Retailers are also offering up opportunities to streamline the traditional process through omni-channel retailing of buy online, pick up in store: Walmart grocery is available in limited areas; CVS is testing CVS Express for a rollout later in 2016; Harris Teeter Express Lane has been around for awhile, also offering home delivery; Ahold’s Peapod is a online grocery service delivering orders and providing them for pickup; Amazon Prime Pantry is gaining speed as well, just to name a few. Inspiration becoming a final product precipitates social sharing of successes or pride in fails.

Meal delivery services, for those who can afford it, offer an alternate route with the modern convenience of having everything you need boxed up for you, ready to assemble/cook, so you can post it to your social media, aka humble brag “I made this.” What was once relegated to weight loss programs like Jenny Craig, these meal services now embolden people to be their own top chefs in the kitchen, with recipes that range from updated American traditions to ethnic fusions with unusual ingredients, previously found only in restaurants. The types of services available seem to only be limited by an entrepreneur’s imagination: local farm-to-table services, gluten-free services, food allergy services, high-end, unique services, etc.

A natural fit for its brand, Weight Watchers has partnered with meal service Chef’d to provide points-approved options that work well with their diet plan. Blue Apron has taken the lead of the services, with a somewhat customize-able recipe offering and subscriptions with meals for 2 and larger families as well; their price range is roughly $60 to $140 per week, depending on the number of meals delivered. Blue Apron also offers wine solutions as well, to partner with the meals. The convenience takes away all guess work and is winning with folks who alternatively, ate out or brought home meals on a regular basis.

We’re seeing how retailers are adapting to our ever changing foodie landscape, what can brands do to adapt? “Brands should be doing more to partner with the home delivery meal services if they want to attract this type of consumer. That being said, while consumers “barely” have to go to the store, 97ish% of all of grocery shopping is still done in-stores of various formats.
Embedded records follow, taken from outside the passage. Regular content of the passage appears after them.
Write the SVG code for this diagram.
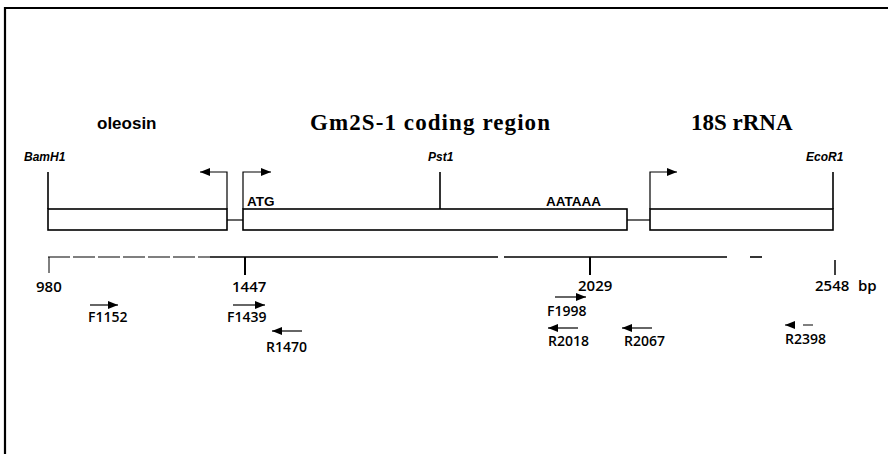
<svg xmlns="http://www.w3.org/2000/svg" width="888" height="454" viewBox="0 0 888 454">
<style>
.ln{fill:none;stroke:#000;stroke-width:1.6}
.thin{fill:none;stroke:#000;stroke-width:1.2}
.box{fill:#fff;stroke:#000;stroke-width:1.6}
.title{font-family:"Liberation Serif",serif;font-weight:bold;font-size:23px;fill:#000}
.sans{font-family:"Liberation Sans",sans-serif;font-weight:bold;fill:#000}
.site{font-family:"Liberation Sans",sans-serif;font-weight:bold;font-style:italic;font-size:12px;fill:#000}
.num{font-family:"Open Sans","Liberation Sans",sans-serif;font-weight:600;font-size:15px;fill:#000}
.pr{font-family:"Open Sans","Liberation Sans",sans-serif;font-weight:600;font-size:14px;fill:#000}
</style>
<defs>
<marker id="ah" markerUnits="userSpaceOnUse" markerWidth="11" markerHeight="9" refX="10" refY="4" orient="auto">
<path d="M0,0 L10,4 L0,8 z" fill="#000"/>
</marker>
</defs>
<rect width="888" height="454" fill="#fff"/>
<path d="M5,454 V8 H888" fill="none" stroke="#000" stroke-width="2.2"/>

<g id="titles">
<text x="97" y="129" class="sans" font-size="17">oleosin</text>
<text x="310" y="130" class="title" textLength="240" lengthAdjust="spacing">Gm2S-1 coding region</text>
<text x="691" y="130" class="title">18S rRNA</text>
</g>

<g id="oleosin">
<rect x="48" y="209" width="179" height="21" class="box"/>
<line x1="48" y1="172" x2="48" y2="209" class="ln"/>
<text x="24" y="161" class="site">BamH1</text>
</g>

<g id="gm2s1">
<rect x="243" y="209" width="384" height="21" class="box"/>
<line x1="440" y1="172" x2="440" y2="209" class="ln"/>
<text x="428" y="161" class="site">Pst1</text>
<text x="247" y="206" class="sans" font-size="13.5">ATG</text>
<text x="546" y="206" class="sans" font-size="13.5">AATAAA</text>
</g>

<g id="rrna18s">
<rect x="650" y="209" width="183" height="21" class="box"/>
<line x1="833" y1="172" x2="833" y2="209" class="ln"/>
<text x="806" y="161" class="site">EcoR1</text>
</g>

<g id="connectors">
<line x1="227" y1="220" x2="243" y2="220" class="thin"/>
<line x1="627" y1="220" x2="650" y2="220" class="thin"/>
<path d="M227,209 V172 H200" class="thin" marker-end="url(#ah)"/>
<path d="M243,209 V172 H271" class="thin" marker-end="url(#ah)"/>
<path d="M650,209 V172 H677" class="thin" marker-end="url(#ah)"/>
</g>

<g id="scale">
<path d="M48,257 H210" fill="none" stroke="#000" stroke-width="1.2" stroke-dasharray="22 3"/>
<path d="M210,257 H498 M504,257 H727" fill="none" stroke="#000" stroke-width="1.6"/>
<path d="M750,257 H762" fill="none" stroke="#000" stroke-width="1.6"/>
<line x1="49" y1="257" x2="49" y2="273" stroke="#000" stroke-width="1"/>
<line x1="245" y1="257" x2="245" y2="275" stroke="#000" stroke-width="2"/>
<line x1="590" y1="257" x2="590" y2="275" stroke="#000" stroke-width="2"/>
<line x1="835" y1="260" x2="835" y2="275" stroke="#000" stroke-width="1.5"/>
<text x="36" y="292" class="num">980</text>
<text x="232" y="292" class="num">1447</text>
<text x="578" y="291" class="num">2029</text>
<text x="815" y="291" class="num">2548</text>
<text x="858" y="291" class="num">bp</text>
</g>

<g id="primers">
<g id="F1152"><line x1="90" y1="305" x2="118" y2="305" class="thin" marker-end="url(#ah)"/><text x="88" y="322" class="pr">F1152</text></g>
<g id="F1439"><line x1="233" y1="305" x2="265" y2="305" class="thin" marker-end="url(#ah)"/><text x="227" y="322" class="pr">F1439</text></g>
<g id="R1470"><line x1="302" y1="331" x2="272" y2="331" class="thin" marker-end="url(#ah)"/><text x="266" y="352" class="pr">R1470</text></g>
<g id="F1998"><line x1="555" y1="297" x2="586" y2="297" class="thin" marker-end="url(#ah)"/><text x="547" y="316" class="pr">F1998</text></g>
<g id="R2018"><line x1="578" y1="328" x2="548" y2="328" class="thin" marker-end="url(#ah)"/><text x="548" y="346" class="pr">R2018</text></g>
<g id="R2067"><line x1="652" y1="328" x2="622" y2="328" class="thin" marker-end="url(#ah)"/><text x="624" y="346" class="pr">R2067</text></g>
<g id="R2398"><path d="M813,325 H803 M795,325 H785" class="thin" marker-end="url(#ah)"/><text x="785" y="344" class="pr">R2398</text></g>
</g>
</svg>
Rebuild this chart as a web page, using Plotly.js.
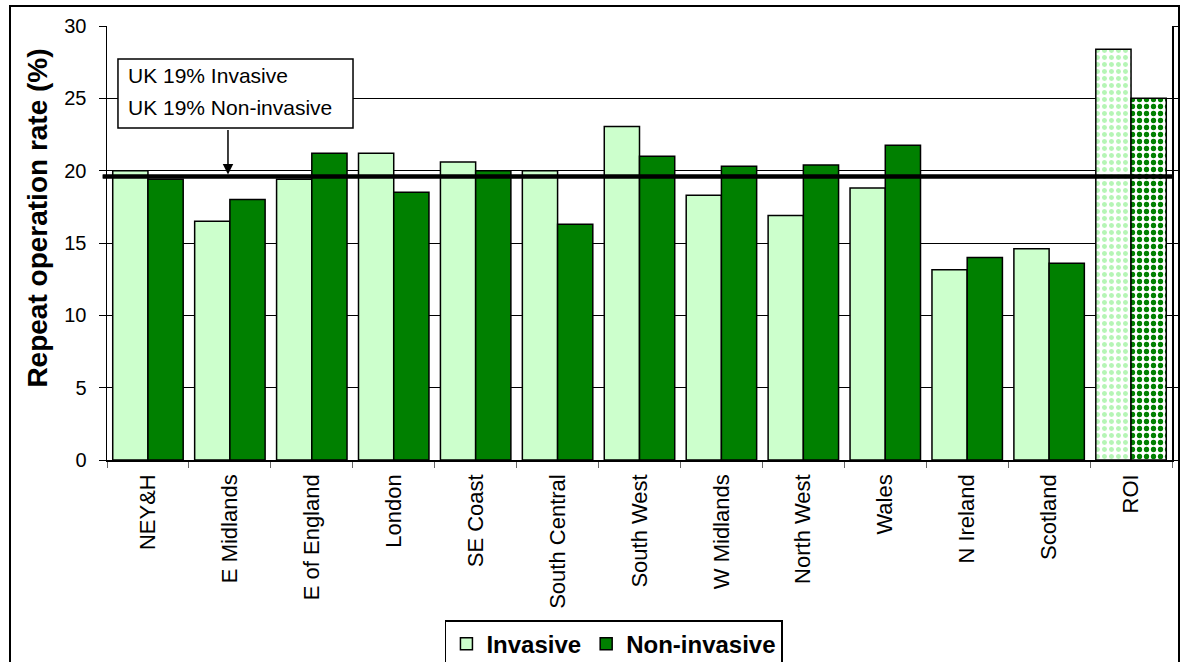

It’s one of the slower ecommerce categories to catch on but that is changing, slowly,” says Scartz. To that point, “Brands need to worry less about the fresh food meal delivery service and need to worry more about being shut out of impulse purchase as grocery ecommerce does grow. For example, once a consumer creates a list for Amazon.com, they are apt to reorder the same products. Same goes for Instacart or Peapod or whatever. Brands need to market and merchandise on those platforms with an eye toward subscription, especially as omni-channel retailing becomes more the norm.”